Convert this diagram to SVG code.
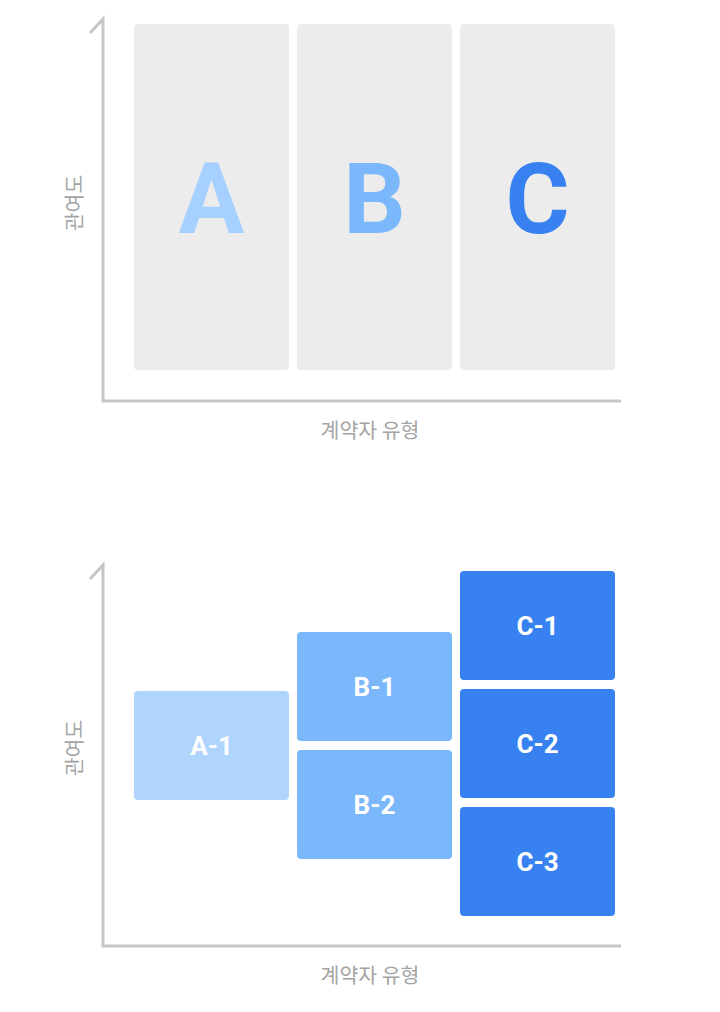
<svg xmlns="http://www.w3.org/2000/svg" width="720" height="1012" viewBox="0 0 720 1012">
<style>
.axis{fill:none;stroke:#c6c6c6;stroke-width:3}
.lbl{font-family:"Noto Sans CJK KR","Noto Sans",sans-serif;font-size:20.5px;fill:#a4a4a4;text-anchor:middle}
.panel{fill:#ececec}
.big{font-family:Roboto,"Liberation Sans",sans-serif;font-weight:bold;font-size:98px;text-anchor:middle}
.box text{font-family:Roboto,"Liberation Sans",sans-serif;font-weight:bold;font-size:26px;fill:#fff;text-anchor:middle}
</style>
<rect width="720" height="1012" fill="#fff"/>
<g id="chart1">
<g id="axes1">
<path class="axis" d="M90,33 L103,19 L103,401 L621,401"/>
<text class="lbl" x="370" y="438">계약자 유형</text>
<text class="lbl" transform="translate(82,203) rotate(-90)">관여도</text>
</g>
<g id="panelA"><rect class="panel" x="134" y="24" width="155" height="346" rx="4"/><text class="big" x="211.5" y="233" fill="#a5d0ff">A</text></g>
<g id="panelB"><rect class="panel" x="297" y="24" width="155" height="346" rx="4"/><text class="big" x="374.5" y="233" fill="#7ab8fb">B</text></g>
<g id="panelC"><rect class="panel" x="460" y="24" width="155" height="346" rx="4"/><text class="big" x="537.5" y="233" fill="#3782f0">C</text></g>
</g>
<g id="chart2">
<g id="axes2">
<path class="axis" d="M90,579 L103,565 L103,946 L621,946"/>
<text class="lbl" x="370" y="983">계약자 유형</text>
<text class="lbl" transform="translate(82,748) rotate(-90)">관여도</text>
</g>
<g id="A-1" class="box"><rect x="134" y="691" width="155" height="109" rx="4" fill="#b0d5fd"/><text x="211.5" y="755">A-1</text></g>
<g id="B-1" class="box"><rect x="297" y="632" width="155" height="109" rx="4" fill="#7ab8fb"/><text x="374.5" y="696">B-1</text></g>
<g id="B-2" class="box"><rect x="297" y="750" width="155" height="109" rx="4" fill="#7ab8fb"/><text x="374.5" y="814">B-2</text></g>
<g id="C-1" class="box"><rect x="460" y="571" width="155" height="109" rx="4" fill="#3782f0"/><text x="537.5" y="635">C-1</text></g>
<g id="C-2" class="box"><rect x="460" y="689" width="155" height="109" rx="4" fill="#3782f0"/><text x="537.5" y="753">C-2</text></g>
<g id="C-3" class="box"><rect x="460" y="807" width="155" height="109" rx="4" fill="#3782f0"/><text x="537.5" y="871">C-3</text></g>
</g>
<g id="connectors"/>
</svg>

> _TASK DESCRIPTION_
Every line is to be duplicated exactly, though pictures stay out.

> _RESPONSE TO THE EXERCISE_
Convert this diagram to SVG code.
<svg xmlns="http://www.w3.org/2000/svg" width="720" height="1012" viewBox="0 0 720 1012">
<style>
.axis{fill:none;stroke:#c6c6c6;stroke-width:3}
.lbl{font-family:"Noto Sans CJK KR","Noto Sans",sans-serif;font-size:20.5px;fill:#a4a4a4;text-anchor:middle}
.panel{fill:#ececec}
.big{font-family:Roboto,"Liberation Sans",sans-serif;font-weight:bold;font-size:98px;text-anchor:middle}
.box text{font-family:Roboto,"Liberation Sans",sans-serif;font-weight:bold;font-size:26px;fill:#fff;text-anchor:middle}
</style>
<rect width="720" height="1012" fill="#fff"/>
<g id="chart1">
<g id="axes1">
<path class="axis" d="M90,33 L103,19 L103,401 L621,401"/>
<text class="lbl" x="370" y="438">계약자 유형</text>
<text class="lbl" transform="translate(82,203) rotate(-90)">관여도</text>
</g>
<g id="panelA"><rect class="panel" x="134" y="24" width="155" height="346" rx="4"/><text class="big" x="211.5" y="233" fill="#a5d0ff">A</text></g>
<g id="panelB"><rect class="panel" x="297" y="24" width="155" height="346" rx="4"/><text class="big" x="374.5" y="233" fill="#7ab8fb">B</text></g>
<g id="panelC"><rect class="panel" x="460" y="24" width="155" height="346" rx="4"/><text class="big" x="537.5" y="233" fill="#3782f0">C</text></g>
</g>
<g id="chart2">
<g id="axes2">
<path class="axis" d="M90,579 L103,565 L103,946 L621,946"/>
<text class="lbl" x="370" y="983">계약자 유형</text>
<text class="lbl" transform="translate(82,748) rotate(-90)">관여도</text>
</g>
<g id="A-1" class="box"><rect x="134" y="691" width="155" height="109" rx="4" fill="#b0d5fd"/><text x="211.5" y="755">A-1</text></g>
<g id="B-1" class="box"><rect x="297" y="632" width="155" height="109" rx="4" fill="#7ab8fb"/><text x="374.5" y="696">B-1</text></g>
<g id="B-2" class="box"><rect x="297" y="750" width="155" height="109" rx="4" fill="#7ab8fb"/><text x="374.5" y="814">B-2</text></g>
<g id="C-1" class="box"><rect x="460" y="571" width="155" height="109" rx="4" fill="#3782f0"/><text x="537.5" y="635">C-1</text></g>
<g id="C-2" class="box"><rect x="460" y="689" width="155" height="109" rx="4" fill="#3782f0"/><text x="537.5" y="753">C-2</text></g>
<g id="C-3" class="box"><rect x="460" y="807" width="155" height="109" rx="4" fill="#3782f0"/><text x="537.5" y="871">C-3</text></g>
</g>
<g id="connectors"/>
</svg>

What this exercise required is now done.